PROMPT:
Pick out each line with the word "TikZ" from the material that follows.

SOURCE RECORDS:
▬▬▬
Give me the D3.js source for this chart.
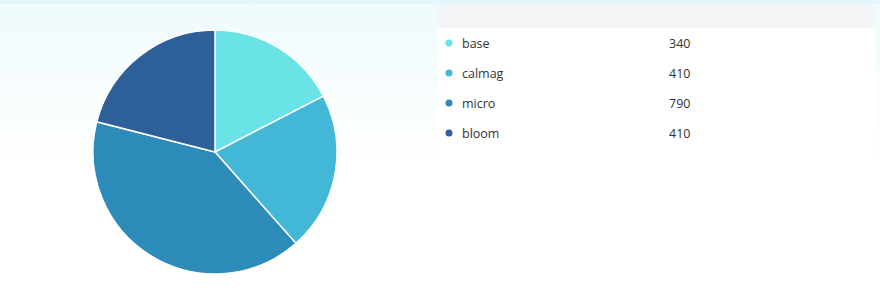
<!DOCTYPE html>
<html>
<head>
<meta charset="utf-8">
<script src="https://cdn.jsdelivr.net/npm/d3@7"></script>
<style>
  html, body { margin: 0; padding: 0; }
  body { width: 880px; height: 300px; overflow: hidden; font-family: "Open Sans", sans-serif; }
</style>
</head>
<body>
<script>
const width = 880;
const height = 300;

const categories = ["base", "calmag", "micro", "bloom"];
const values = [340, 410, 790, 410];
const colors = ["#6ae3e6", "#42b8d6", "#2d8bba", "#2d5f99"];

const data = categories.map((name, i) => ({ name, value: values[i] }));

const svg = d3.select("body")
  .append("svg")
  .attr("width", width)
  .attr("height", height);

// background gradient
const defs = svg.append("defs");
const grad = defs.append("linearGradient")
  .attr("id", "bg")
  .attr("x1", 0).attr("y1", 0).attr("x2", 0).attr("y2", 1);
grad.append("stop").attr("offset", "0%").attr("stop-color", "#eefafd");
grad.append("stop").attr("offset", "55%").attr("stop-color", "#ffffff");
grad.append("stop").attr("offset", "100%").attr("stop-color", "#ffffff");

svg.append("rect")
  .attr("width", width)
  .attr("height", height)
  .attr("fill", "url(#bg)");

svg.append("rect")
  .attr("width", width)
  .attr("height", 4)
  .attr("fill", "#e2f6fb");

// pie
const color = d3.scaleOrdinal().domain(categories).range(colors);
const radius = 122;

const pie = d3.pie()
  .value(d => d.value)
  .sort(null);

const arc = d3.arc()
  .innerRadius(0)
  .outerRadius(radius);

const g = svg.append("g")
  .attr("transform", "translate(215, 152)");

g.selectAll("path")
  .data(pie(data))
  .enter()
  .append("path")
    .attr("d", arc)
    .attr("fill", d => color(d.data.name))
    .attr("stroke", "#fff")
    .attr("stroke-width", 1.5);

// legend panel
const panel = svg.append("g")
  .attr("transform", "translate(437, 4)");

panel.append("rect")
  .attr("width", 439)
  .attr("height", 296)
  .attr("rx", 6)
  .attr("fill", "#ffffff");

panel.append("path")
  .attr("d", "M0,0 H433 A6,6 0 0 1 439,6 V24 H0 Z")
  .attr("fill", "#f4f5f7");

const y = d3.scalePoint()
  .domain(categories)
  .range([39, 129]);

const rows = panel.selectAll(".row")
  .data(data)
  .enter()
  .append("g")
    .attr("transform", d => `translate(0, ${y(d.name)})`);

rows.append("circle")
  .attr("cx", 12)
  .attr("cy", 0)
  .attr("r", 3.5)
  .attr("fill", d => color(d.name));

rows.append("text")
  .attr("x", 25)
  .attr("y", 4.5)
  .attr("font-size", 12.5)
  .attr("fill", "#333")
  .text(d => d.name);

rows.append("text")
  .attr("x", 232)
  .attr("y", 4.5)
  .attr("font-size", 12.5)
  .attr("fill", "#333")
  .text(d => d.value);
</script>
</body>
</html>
▬▬▬
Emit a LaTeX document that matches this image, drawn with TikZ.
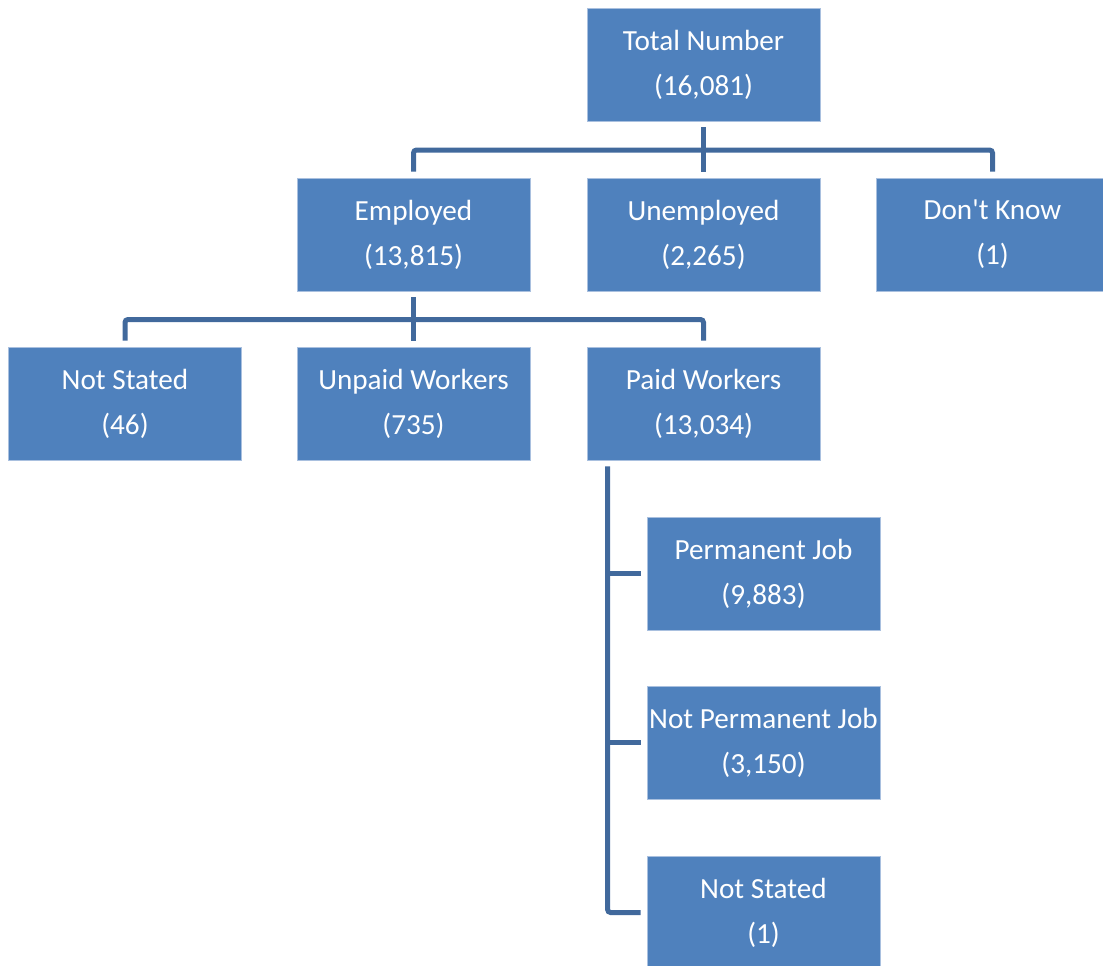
▬▬▬
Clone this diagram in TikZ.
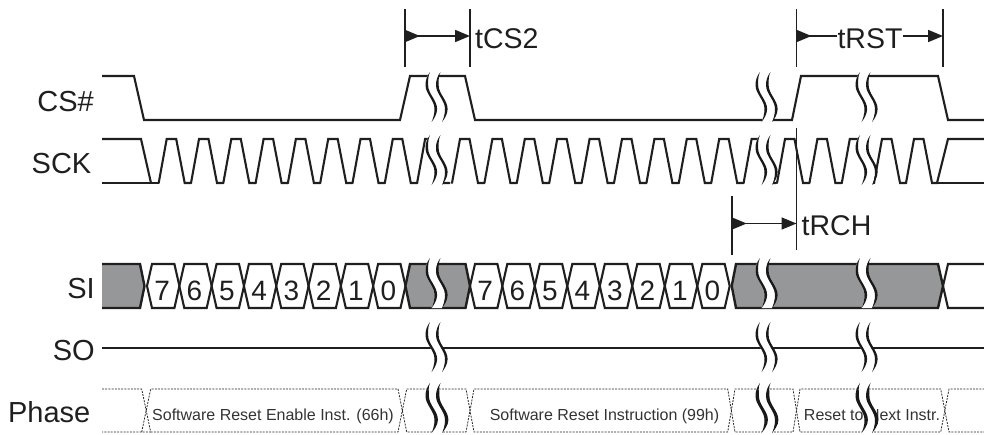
▬▬▬
COMPLETE OUTPUT:
Emit a LaTeX document that matches this image, drawn with TikZ.
Clone this diagram in TikZ.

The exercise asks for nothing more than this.